僕の誕生日
私の場合、毎年クリスマスの時期になると、もう一つ考えなければならないことがある。それは12月25日生まれの夫の誕生日について。古き思い出とともに。
◇
まだ結婚前のある年のクリスマスの日。当時の彼(現夫)と仕事帰りにお祝いしようという話になった。
その数日前、京都の北山通りにある教会の横を車で通りかかった。派手ではないが、万華鏡のようなキラキラした装飾に釘付けになり、クリスマスの日にもう一度彼とあの教会を見たいと思った。
京都のおしゃれスポットとされる北山通りを歩いて教会を眺めつつ、レストランでディナーを食べる。そんな彼とのクリスマスを想像をしながら12月25日を迎えた。
お互い仕事が終わっておち合った時、一応彼に聞いてみた。
「ねえ、今晩どこで食べる?」
「え?どこでも……」
「一応聞いてみた」のは、もしかして彼がレストランを予約してるかもしれないと思ったからだ。しかし、どこでも…という返事。おいおい、予約してないのか、と少々ガッカリした自分がいた。そこで北山の妄想を実現するために提案してみた。
「じゃあ、北山行こっか、すごい綺麗な教会あるよ」
ところが思った以上に冴えない返事がきたのだ。
「え、遠くない?混んでない?」
確かに、当時住んでいた大津から京都まで小1時間かかるかだろうし、北山に向かうカップルが大勢いてレストランも混んでるかもしれない。嫌な予感はよぎったが、特に代替案もないので京都へ向かうことになった。

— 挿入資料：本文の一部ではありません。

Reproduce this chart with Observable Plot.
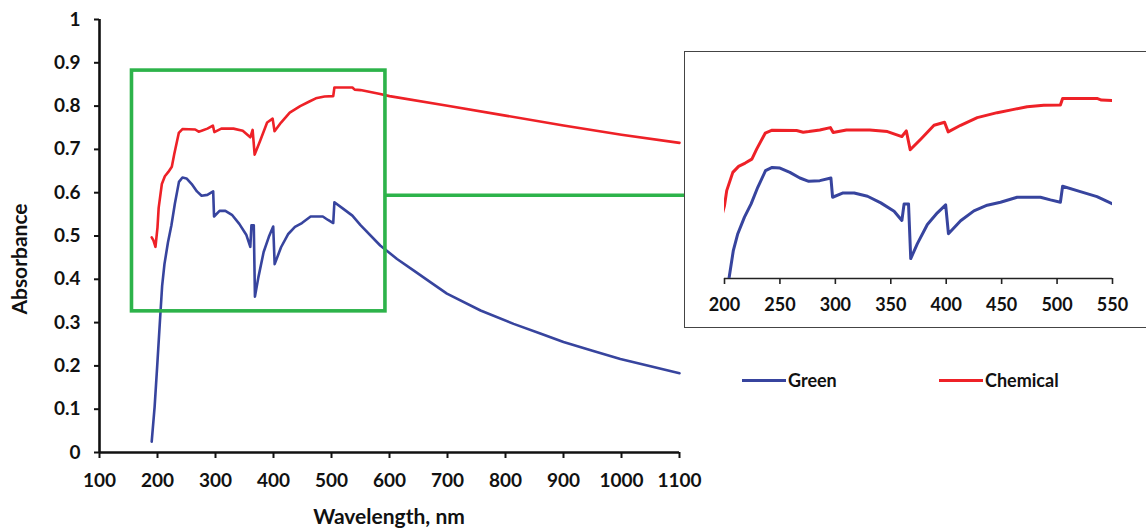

大津からから京都へは、国道1号線が走っていて、ここを通過しないと京都には行けない。その途中に山科という場所があり、そこは渋滞の名所。案の定、山科の手前からノロノロ運転になっていた。仕事帰りの疲れと空腹で、車内は沈黙となる。私は早くクリスマスを味わいたい気持ちで耐えた。
ようやく北山通りに到着。といっても車なので、まず駐車場を探さなければならない。そこでいよいよ無計画が露呈してきた。駐車場はどこも満車。車を停められず、スーっとあの教会の前を通り過ぎる。
「あ、この教会だよ、綺麗でしょ」
「うん」
反応薄。いや、しょうがない、運転中だから。京都の運転に慣れてない彼は前だけを見て運転している。そのうち、北山通りは終わってしまった。そしてまたUターンして、北山通りに戻る。
通り沿いには、イルミネーションで飾られたレストランが並んでいる。そして、中にはディナーを楽しむカップルの影がいくつも見えた。レストランいっぱいかもしれないと内心焦った。
「レストラン、結構ひといるね」
「うん、混んでそう」
そう言いながらまた北山通りを抜けた。だんだん二人の間に「ほらみた感」が漂う。当時は食べログのような空きレストランを探すツールはメジャーではなかった。あったとしても全く使いこなせない二人だった。今更、一件一件のレストランに電話で聞くのも遅すぎると思い、なんの手立てもせず時間だけが過ぎていった。すでに夜8時、何も満たされず無駄に走るだけ。
「大津、戻ろっか」
どちらともなくそうなり、また来た道を走り始めた。
「ぼく、今日誕生日やし」
彼が不意に言ってきた。そうだ。忘れてた訳ではないけれど、クリスマスと彼の誕生日は9:1くらいの気分だった気がする。ほぼ誕生日への準備もないままこの日を迎えてしまい、彼から言い出したことにヒヤっとした。
「そうよね、どうしよ、なに食べよう」
「なんでも、お腹すいたし」
帰りは道も空いていて早く着いた。とにかく食べるものなら何でもよかった。そこだけは合意した時、ちょうど目の前にマクドナルドが見えた。
「え、マクド?」
「クリスマスでぼくの誕生日だけど。まあとにかくお腹減ったし」
「私はいいけど、いいの?」
「いこ」
と言って二人で勢いよく店に入った。ガラガラの店内に「いらっしゃいませ!」といつもの声が響いた。
店の隅でクリスマスにマクドを頬張るカップル。もちろん美味しかった。
◇
この話は、結婚した今でもクリスマスエピソードとして、いまだに夫婦で苦笑のネタになっている。
翌年からは「私がもてなす」行事だという認識に改め、用意周到にクリスマスを迎えている。